Like those films, her first feature explores the complex inner worlds of women. AWIAS is the story of two Malayali nurses in Mumbai, Prabha and Anu, played by Kani and Divya respectively. Prabha is older, and weary. Anu is more spirited and defiant.

The film is driven less by plot and more by their emotions: Prabha’s loneliness, Anu’s desire to find intimacy with her boyfriend, their longing for more, and the crushing capitalism and oppression of Mumbai.

There’s a third woman in the mix, Parvaty, played by Chhaya Kadam. This has become Chhaya’s breakthrough year. After more than a decade spent toiling on the sidelines, she has made news as the tea-stall owner Manju Maai in Laapataa Ladies (2023), as the gangster Kanchan Kombdi in Madgaon Express (2024), and had two films in competition at Cannes: AWIAS and Karan Kandhari’s Sister Midnight.
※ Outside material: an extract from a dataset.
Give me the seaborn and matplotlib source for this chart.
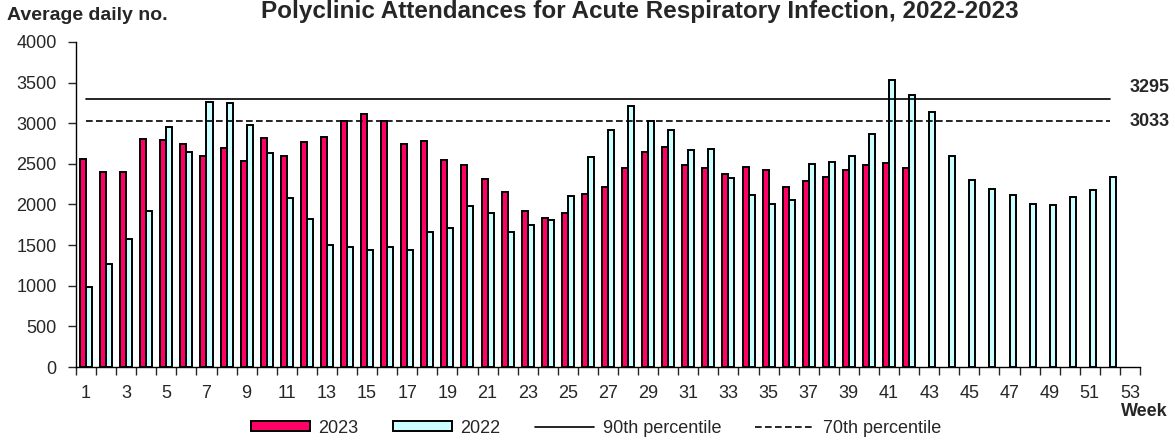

Like AWIAS, Sister Midnight is about the loneliness of a woman in Mumbai, but Karan, a multidisciplinary artist based in London, takes a very different path from the one chosen by Payal. It includes some eclectic music choices and stop-motion animation.

The tale itself is a deliciously dark comedy about a new bride named Uma (Radhika Apte; phenomenal) who finds herself in a tiny shack, sleeping next to a man whom she barely knows, who is often drunk and seems petrified of sex. (Chhaya plays Uma’s neighbour, wary of her at first but later, a friend.) As Uma’s rage against her dreary circumstances mounts, Radhika comes into her own with ferocious energy. She is superb.

As is Shahana Goswami in Santosh, directed by another London-based artist, Sandhya Suri. Shahana plays the titular character, a young widow in rural India who inherits her dead husband’s job as a policeman. Sandhya, also making her feature debut, constructs a gripping and horrifying portrait of patriarchy, caste and the casual brutality of those in power.

Santosh competed in the festival’s Un Certain Regard section, as did The Shameless, featuring Anasuya Sengupta, who delivers a ferocious, fearless performance as a sex worker. Like Payal, she made history; in her case, by becoming the first Indian actor to win the Best Actress prize in this category.

Watching these women soar was one of my great joys at the festival this year. I hope that the momentum for Indian cinema, and particularly for stories by and about women, continues to grow.